Sommaire
Chaque culture possède un ensemble de croyances, pratiques et objets dont le but est d’apporter la bonne fortune et chasser le malheur. Cela peut être défini comme la culture de bonne chance qui varie selon les régions et les époques. En Corée, comme dans d’autres pays confucéens, il existe de nombreuses traditions qui forment la culture de bonne chance coréenne depuis des siècles.
Les caractères auspicieux
Même si les Coréens n’utilisent plus le hanja (hangeul : 한자 ; hanja : 漢字) pour écrire, les caractères chinois font toujours partie importante de la culture coréenne, surtout celle de bonne chance. On distingue les caractères auspicieux qui sont considérés comme des porte-bonheurs graphiques. Il s’agit, entre autres, des sinogrammes tels que 福 (en mandarin : fú), 壽 (shòu) et 囍 (xǐ), où chacun dénote un autre aspect du bonheur.
Bok, l’entité de la bonne chance
Le bok (복 ; hanja : 福) désigne l’entité de la bonne chance. Il vient de la culture chinoise où il porte le même sens (福 fú) et où il apparaît souvent lors des célébrations du Nouvel An chinois.

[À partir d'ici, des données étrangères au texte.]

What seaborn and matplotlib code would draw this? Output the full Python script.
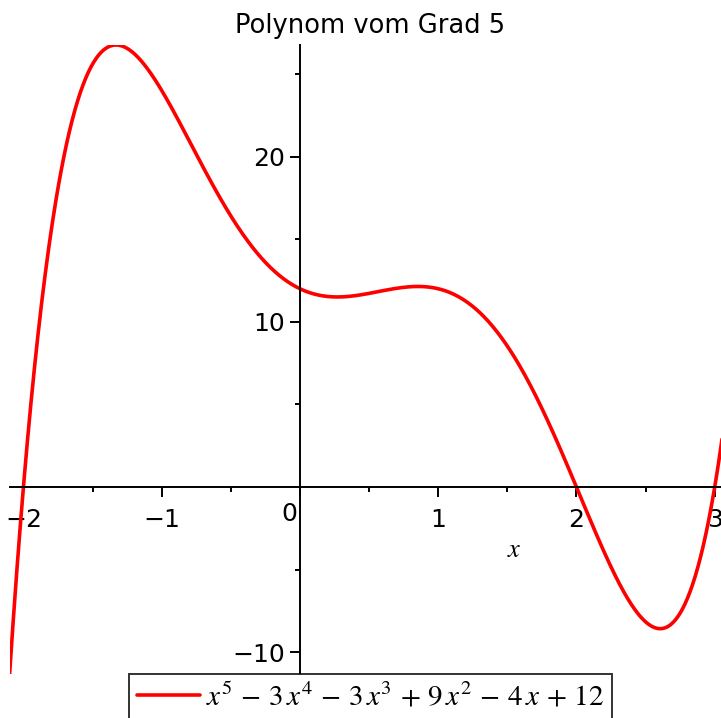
import seaborn as sns
import matplotlib.pyplot as plt
import numpy as np

# polynomial coefficients (highest power first), as in the legend
coeffs = [1, -3, -3, 9, -4, 12]
x_min, x_max = -2.1, 3.06
x_ticks = [-2, -1, 0, 1, 2, 3]
x_tick_labels = ["\u22122", "\u22121", "", "1", "2", "3"]
y_ticks = [-10, 10, 20]
y_tick_labels = ["\u221210", "10", "20"]
title = "Polynom vom Grad 5"
legend_label = r"$x^5\,-\,3\,x^4\,-\,3\,x^3\,+\,9\,x^2\,-\,4\,x\,+\,12$"

x = np.linspace(x_min, x_max, 800)
y = np.polyval(coeffs, x)

sns.set_style("white")
plt.rcParams['font.family'] = ['DejaVu Sans']
plt.rcParams['mathtext.fontset'] = 'stix'
plt.rcParams['text.color'] = 'black'
plt.rcParams['xtick.color'] = 'black'
plt.rcParams['ytick.color'] = 'black'

fig = plt.figure(figsize=(7.21, 7.18), dpi=100)
ax = fig.add_axes([9.6 / 721, 1 - 674 / 718, (723 - 9.6) / 721, 629 / 718])

sns.lineplot(x=x, y=y, ax=ax, color="red", linewidth=2.6, label=legend_label)
ax.set_xlim(x_min, x_max)
ax.set_ylim(y.min(), y.max())

# axes through the origin
for side in ["top", "right"]:
    ax.spines[side].set_visible(False)
for side in ["left", "bottom"]:
    ax.spines[side].set_position(("data", 0))
    ax.spines[side].set_linewidth(1.4)
    ax.spines[side].set_color("black")

ax.set_xticks(x_ticks)
ax.set_xticklabels(x_tick_labels)
ax.set_xticks(np.arange(-1.5, 3, 1.0), minor=True)
ax.set_yticks(y_ticks)
ax.set_yticklabels(y_tick_labels)
ax.set_yticks([-5, 5, 15, 25], minor=True)
ax.tick_params(axis="both", which="major", direction="out", length=7, width=1.4,
               labelsize=18, color="black", labelcolor="black", bottom=True, left=True)
ax.tick_params(axis="both", which="minor", direction="out", length=3.5, width=1.4,
               color="black", bottom=True, left=True)
ax.tick_params(axis="x", pad=8)
ax.text(-0.08, -0.9, "0", fontsize=18, ha="center", va="top", color="black")

ax.text(1.55, -3.8, r"$x$", fontsize=19, ha="center", va="center", color="black")
ax.set_xlabel("")
ax.set_ylabel("")

fig.text(370 / 721, 1 - 26 / 718, title, fontsize=18.5, ha="center", va="center",
         color="black")

leg = ax.legend(loc="upper left", bbox_to_anchor=(129 / 721, 1 - 674 / 718),
                bbox_transform=fig.transFigure, fontsize=21, frameon=True,
                fancybox=False, edgecolor="black", handlelength=2.15,
                handletextpad=0.2, borderpad=0.28, borderaxespad=0)
leg.get_frame().set_linewidth(1.4)

fig.savefig("out.png", dpi=100)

D’habitude, on le traduit comme « la bonne chance » en français et « good luck » en anglais.
En Corée, à l’occasion du Seollal (설날), on souhaite : « 새해 복 많이 받으세요! (Sehae bok mani bateu seyo!) » ce qui peut être traduit comme : « Recevez beaucoup de bonne chance pour le nouvel an, (s’il vous plaît) ! ». Ces vœux sont habituellement accompagnés par le caractère 福, parfois dans la version stylisée.
Obok, cinq bénédictions
L’obok (오복 ; 五福) signifie littéralement « cinq bénédictions ». Il est un équivalent coréen du modèle chinois, wǔfú (五福), d’après lequel un être humain peut obtenir cinq bénédictions dans la vie (à noter que les interprétations des lettrés chinois changèrent selon les époques et les tendances philosophiques) :
- 1. la réputation et la carrière professionnelle (祿 / 攸好德) ; en coréen : yuhodeok (유호덕 ; 攸好德)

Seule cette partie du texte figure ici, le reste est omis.